“Up to N” matches

This is a chapter in Perl New Features, a book from Perl School that you can buy on LeanPub or Amazon. Your support helps me to produce more content.



Perl’s general regex quantifier, {n,m} takes a minimum and maximum number of matches. If you leave out the maximum number, like {n,}, you have to match the preceding thing at least n times but as many times as it can match: the maximum is unbounded.

Before v5.34, the converse {,n} was not legal syntax. Now it is. You can match zero to n of the preceding thing. It’s still optional (zero matched), but if it’s there, this will consume up to n of them.

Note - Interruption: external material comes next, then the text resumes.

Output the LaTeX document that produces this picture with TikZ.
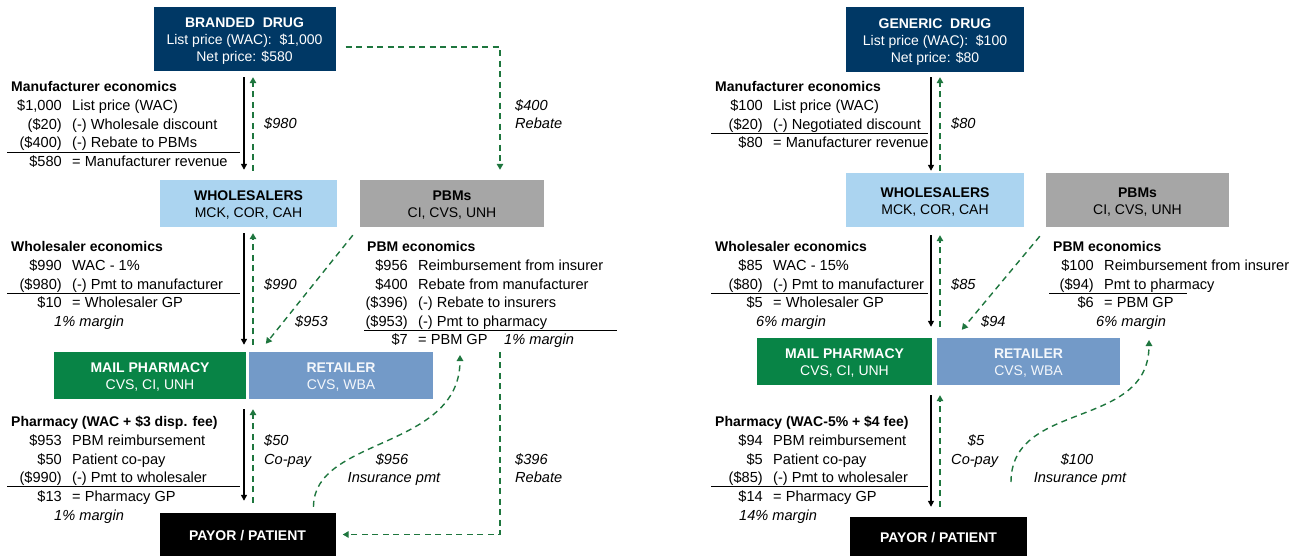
\documentclass[tikz,border=0pt]{standalone}
\usepackage{fontspec}
\setmainfont{Liberation Sans}
\usetikzlibrary{arrows.meta,calc,positioning}

\begin{document}
\begin{tikzpicture}[x=1pt,y=-1pt]
\definecolor{drug navy}{RGB}{0,56,101}
\definecolor{whl blue}{RGB}{171,212,240}
\definecolor{pbm grey}{RGB}{166,166,166}
\definecolor{mail green}{RGB}{8,132,70}
\definecolor{ret blue}{RGB}{115,154,200}
\definecolor{cash green}{RGB}{30,118,62}
\tikzset{
     txt/.style={inner sep=0pt, font=\fontsize{14.6}{17}\selectfont},
     head/.style={inner sep=0pt, anchor=base west, font=\bfseries\fontsize{14}{17}\selectfont},
     flow/.style={inner sep=0pt, font=\itshape\fontsize{14.6}{17}\selectfont},
     party/.style={inner sep=0pt, font=\fontsize{14}{17}\selectfont},
     goods/.style={line width=1.4pt, -{Triangle[length=6pt,width=6pt]}},
     cash/.style={draw=cash green, line width=1.4pt, dash pattern=on 6pt off 4.5pt,
                  -{Triangle[length=6pt,width=6.5pt]}, fill=none},
     sep/.style={line width=0.9pt}}

% text of a box, a little lowered
\def\ptext#1{\raisebox{-2.5pt}[\height][\depth]{\begin{tabular}{@{}c@{}}#1\end{tabular}}}
% one line of an economics table: name, right edge of amount, centre y, amount, text
\def\erow#1#2#3#4#5{%
  \node[txt, anchor=base east] (#1a) at (#2,#3+5) {#4};
  \node[txt, anchor=base west] (#1b) at (#2+10,#3+5) {#5};}

\useasboundingbox (0,0) rectangle (1299,556);

%%%%%%%%%%%%%%%% BRANDED %%%%%%%%%%%%%%%%

% The boxes
\node (brandL) [party, fill=drug navy, text=white, minimum width=182, minimum height=64] at (244.5,39)
  {\ptext{\textbf{BRANDED\ \ DRUG}\\List price (WAC):\ \ \$1,000\\Net price: \$580}};
\node (whL) [party, fill=whl blue, minimum width=177, minimum height=47] at (248.5,203.5)
  {\ptext{\textbf{WHOLESALERS}\\MCK, COR, CAH}};
\node (pbmL) [party, fill=pbm grey, minimum width=184, minimum height=47] at (452,203.5)
  {\ptext{\textbf{PBMs}\\CI, CVS, UNH}};
\node (mailL) [party, fill=mail green, text=white, minimum width=192, minimum height=47] at (150,375.5)
  {\ptext{\textbf{MAIL PHARMACY}\\CVS, CI, UNH}};
\node (retL) [party, fill=ret blue, text=white!92!ret blue, minimum width=184, minimum height=47] at (341,375.5)
  {\ptext{\textbf{RETAILER}\\CVS, WBA}};
\node (payL) [party, fill=black, text=white, minimum width=176, minimum height=43] at (247.5,534.5)
  {\ptext{\textbf{PAYOR\ /\ PATIENT}}};

% The tables
\node (mfrL) [head] at (11,92) {Manufacturer economics};
\erow{mL1}{62}{106}{\$1,000}{List price (WAC)}
\erow{mL2}{62}{125}{(\$20)}{(-) Wholesale discount}
\erow{mL3}{62}{143}{(\$400)}{(-) Rebate to PBMs}
\draw[sep] (7,152) -- (240,152);
\erow{mL4}{62}{162}{\$580}{= Manufacturer revenue}

\node (wslL) [head] at (11,252) {Wholesaler economics};
\erow{wL1}{62}{266}{\$990}{WAC - 1\%}
\erow{wL2}{62}{284}{(\$980)}{(-) Pmt to manufacturer}
\draw[sep] (7,293) -- (240,293);
\erow{wL3}{62}{303}{\$10}{= Wholesaler GP}
\node (wL4) [flow, anchor=base west] at (54,326) {1\% margin};

\node (pbeL) [head] at (367,252) {PBM economics};
\erow{pL1}{408}{266}{\$956}{Reimbursement from insurer}
\erow{pL2}{408}{284}{\$400}{Rebate from manufacturer}
\erow{pL3}{408}{303}{(\$396)}{(-) Rebate to insurers}
\erow{pL4}{408}{321}{(\$953)}{(-) Pmt to pharmacy}
\draw[sep] (364,330) -- (617,330);
\erow{pL5}{408}{339}{\$7}{= PBM GP}
\node (pL6) [flow, anchor=base west] at (504,344) {1\% margin};

\node (phL) [head] at (11,426) {Pharmacy (WAC + \$3 disp. fee)};
\erow{hL1}{62}{440}{\$953}{PBM reimbursement}
\erow{hL2}{62}{459}{\$50}{Patient co-pay}
\erow{hL3}{62}{477}{(\$990)}{(-) Pmt to wholesaler}
\draw[sep] (7,486) -- (240,486);
\erow{hL4}{62}{496}{\$13}{= Pharmacy GP}
\node (hL5) [flow, anchor=base west] at (54,520) {1\% margin};

% The arrows
\coordinate (downL) at (244,0);
\coordinate (upL) at (253,0);
\coordinate (rebL) at (500,0);
\coordinate (insL) at (460,355);
\draw[goods] ([yshift=-6pt]downL |- brandL.south) -- ([yshift=10pt]downL |- whL.north);
\draw[cash] ([yshift=9pt]upL |- whL.north) -- ([yshift=-6pt]upL |- brandL.south);
\draw[goods] ([yshift=-6pt]downL |- whL.south) -- ([yshift=7pt]downL |- mailL.north);
\draw[cash] ([yshift=7pt]upL |- mailL.north) -- ([yshift=-6pt]upL |- whL.south);
\draw[goods] ([yshift=-10pt]downL |- mailL.south) -- ([yshift=12pt]downL |- payL.north);
\draw[cash] ([yshift=10pt]upL |- payL.north) -- ([yshift=-10pt]upL |- mailL.south);
\draw[cash] ([shift={(-7,8)}]pbmL.south west) -- ([shift={(17,-8)}]retL.north west);
\draw[cash] ([shift={(10,8)}]brandL.east) -| ([yshift=10pt]rebL |- pbmL.north);
\draw[cash] (rebL |- retL.north) |- ([xshift=7pt]payL.east);
\draw[cash] ([shift={(66,-6)}]payL.north) .. controls +(0,-70) and +(0,95) .. (insL);

% The flow labels
\node (fL1) [flow, anchor=base west] at (515,111) {\$400};
\node (fL2) [flow, anchor=base west] at (515,129) {Rebate};
\node (fL3) [flow, anchor=base west] at (264,129) {\$980};
\node (fL4) [flow, anchor=base west] at (264,289) {\$990};
\node (fL5) [flow, anchor=base west] at (295,326) {\$953};
\node (fL6) [flow, anchor=base west] at (264,445) {\$50};
\node (fL7) [flow, anchor=base west] at (264,464) {Co-pay};
\node (fL8) [flow, anchor=base] at (392,464) {\$956};
\node (fL9) [flow, anchor=base] at (394,482) {Insurance pmt};
\node (fL10) [flow, anchor=base west] at (515,464) {\$396};
\node (fL11) [flow, anchor=base west] at (515,482) {Rebate};

%%%%%%%%%%%%%%%% GENERIC %%%%%%%%%%%%%%%%

% The boxes
\node (genR) [party, fill=drug navy, text=white, minimum width=178, minimum height=65] at (935,39.5)
  {\ptext{\textbf{GENERIC\ \ DRUG}\\List price (WAC):\ \ \$100\\Net price: \$80}};
\node (whR) [party, fill=whl blue, minimum width=178, minimum height=54] at (935,200)
  {\ptext{\textbf{WHOLESALERS}\\MCK, COR, CAH}};
\node (pbmR) [party, fill=pbm grey, minimum width=183, minimum height=54] at (1137.5,200)
  {\ptext{\textbf{PBMs}\\CI, CVS, UNH}};
\node (mailR) [party, fill=mail green, text=white, minimum width=175, minimum height=47] at (844.5,361.5)
  {\ptext{\textbf{MAIL PHARMACY}\\CVS, CI, UNH}};
\node (retR) [party, fill=ret blue, text=white!92!ret blue, minimum width=183, minimum height=47] at (1028.5,361.5)
  {\ptext{\textbf{RETAILER}\\CVS, WBA}};
\node (payR) [party, fill=black, text=white, minimum width=177, minimum height=39] at (938.5,536.5)
  {\ptext{\textbf{PAYOR\ /\ PATIENT}}};

% The tables
\node (mfrR) [head] at (715,92) {Manufacturer economics};
\erow{mR1}{763}{106}{\$100}{List price (WAC)}
\erow{mR2}{763}{125}{(\$20)}{(-) Negotiated discount}
\draw[sep] (711,133) -- (928,133);
\erow{mR3}{763}{143}{\$80}{= Manufacturer revenue}

\node (wslR) [head] at (715,252) {Wholesaler economics};
\erow{wR1}{763}{266}{\$85}{WAC - 15\%}
\erow{wR2}{763}{284}{(\$80)}{(-) Pmt to manufacturer}
\draw[sep] (711,293) -- (928,293);
\erow{wR3}{763}{303}{\$5}{= Wholesaler GP}
\node (wR4) [flow, anchor=base west] at (756,326) {6\% margin};

\node (pbeR) [head] at (1053,252) {PBM economics};
\erow{pR1}{1094}{266}{\$100}{Reimbursement from insurer}
\erow{pR2}{1094}{284}{(\$94)}{Pmt to pharmacy}
\draw[sep] (1049,293) -- (1187,293);
\erow{pR3}{1094}{303}{\$6}{= PBM GP}
\node (pR4) [flow, anchor=base west] at (1096,326) {6\% margin};

\node (phR) [head] at (715,426) {Pharmacy (WAC-5\% + \$4 fee)};
\erow{hR1}{763}{440}{\$94}{PBM reimbursement}
\erow{hR2}{763}{459}{\$5}{Patient co-pay}
\erow{hR3}{763}{477}{(\$85)}{(-) Pmt to wholesaler}
\draw[sep] (711,486) -- (928,486);
\erow{hR4}{763}{496}{\$14}{= Pharmacy GP}
\node (hR5) [flow, anchor=base west] at (739,520) {14\% margin};

% The arrows
\coordinate (downR) at (931,0);
\coordinate (upR) at (940,0);
\coordinate (insRa) at (1011,482);
\coordinate (insRb) at (1149,340);
\draw[goods] ([yshift=-5pt]downR |- genR.south) -- ([yshift=2pt]downR |- whR.north);
\draw[cash] ([yshift=2pt]upR |- whR.north) -- ([yshift=-5pt]upR |- genR.south);
\draw[goods] ([yshift=-8pt]downR |- whR.south) -- ([yshift=11pt]downR |- mailR.north);
\draw[cash] ([yshift=11pt]upR |- mailR.north) -- ([yshift=-8pt]upR |- whR.south);
\draw[goods] ([yshift=-10pt]downR |- mailR.south) -- ([yshift=10pt]downR |- payR.north);
\draw[cash] ([yshift=10pt]upR |- payR.north) -- ([yshift=-10pt]upR |- mailR.south);
\draw[cash] ([shift={(-6,9)}]pbmR.south west) -- ([shift={(25,-8)}]retR.north west);
\draw[cash] (insRa) .. controls +(0,-82) and +(0,90) .. (insRb);

% The flow labels
\node (fR1) [flow, anchor=base west] at (951,129) {\$80};
\node (fR2) [flow, anchor=base west] at (951,289) {\$85};
\node (fR3) [flow, anchor=base west] at (981,326) {\$94};
\node (fR4) [flow, anchor=base] at (976,445) {\$5};
\node (fR5) [flow, anchor=base west] at (951,464) {Co-pay};
\node (fR6) [flow, anchor=base] at (1077,464) {\$100};
\node (fR7) [flow, anchor=base] at (1080,482) {Insurance pmt};
\end{tikzpicture}
\end{document}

Consider these examples. First, quantify a to match 0 to 5 times. This matches every string because every string has at least zero as (a trick question we have early on in Learning Perl):

/a{,5}/

This is more useful when it follows or is anchored by something else that must match:

/ba{,5}/    # b optionally followed by up to 5 a
/\Aa{,5}/   # optional zero to 5 a at beginning of string

Here are a few runs (using the /p flag for the safe match variables, although this really hasn’t been a problem with v5.18). The first line matches because there is a b with some as after it. The next line matches for the same reason if you count zero as “some”. The third line matches the first instance of ba like all other Perl patterns; it finds the leftmost match, not the longest. Finally, consider the last line. It matches no as because matching a b with zero as works too. That might surprise you:

% perl5.34.0 -ne '/ba{,5}/p && print qq(${^PREMATCH} <${^MATCH}> ${^POSTMATCH})'
baaaaaaaaaacd
 <baaaaa> aaaaacd
bcd
 <b> cd
babaaa
 <ba> baaa
bbaaa
 <b> baaa

But, consider what happens with other versions of Perl. Perl v5.22 is the version the deprecated an unescaped left brace. Although the regex parses, it doesn’t handle this syntax. Instead, it sees {,5} as literal characters:

% perl5.22 -ne '/ba{,5}/p && print qq(${^PREMATCH} <${^MATCH}> ${^POSTMATCH})'
Unescaped left brace in regex is deprecated, passed through
in regex; marked by <-- HERE in m/ba{ <-- HERE ,5}/ at ...
ba
baaaaa
ba{,5}
 <ba{,5}>

With v5.26 (then not v5.28, then with v5.30 again), the unescaped left brace is fatal (item):

% perl5.26 -ne ' /ba{,5}/p && print qq(${^PREMATCH} <${^MATCH}> ${^POSTMATCH})'

Unescaped left brace in regex is illegal here in regex;
marked by <-- HERE in m/ba{ <-- HERE ,5}/ at ...

Finally, here’s a summary of the quantifiers up to v5.34:

Quantifier General Quantifer Description
* { 0, } zero or more
+ { 1, } one or more
? { 0, 1 } zero or one
{ n, m } between n and m matches
{ n, } at least n, but unlimited-ish
{ , m } up to m (new!)

Although we say that {n,} is unlimited, pedantically it’s not. It’s “unlimited-ish”. Before v5.30, the maximum number is actually 32,766. That likely means “infinite” to you (and if it doesn’t, let me know what you are doing). With v5.30, the maximum increased to 65,535 (and if that’s still not enough, I really want to know what you are doing).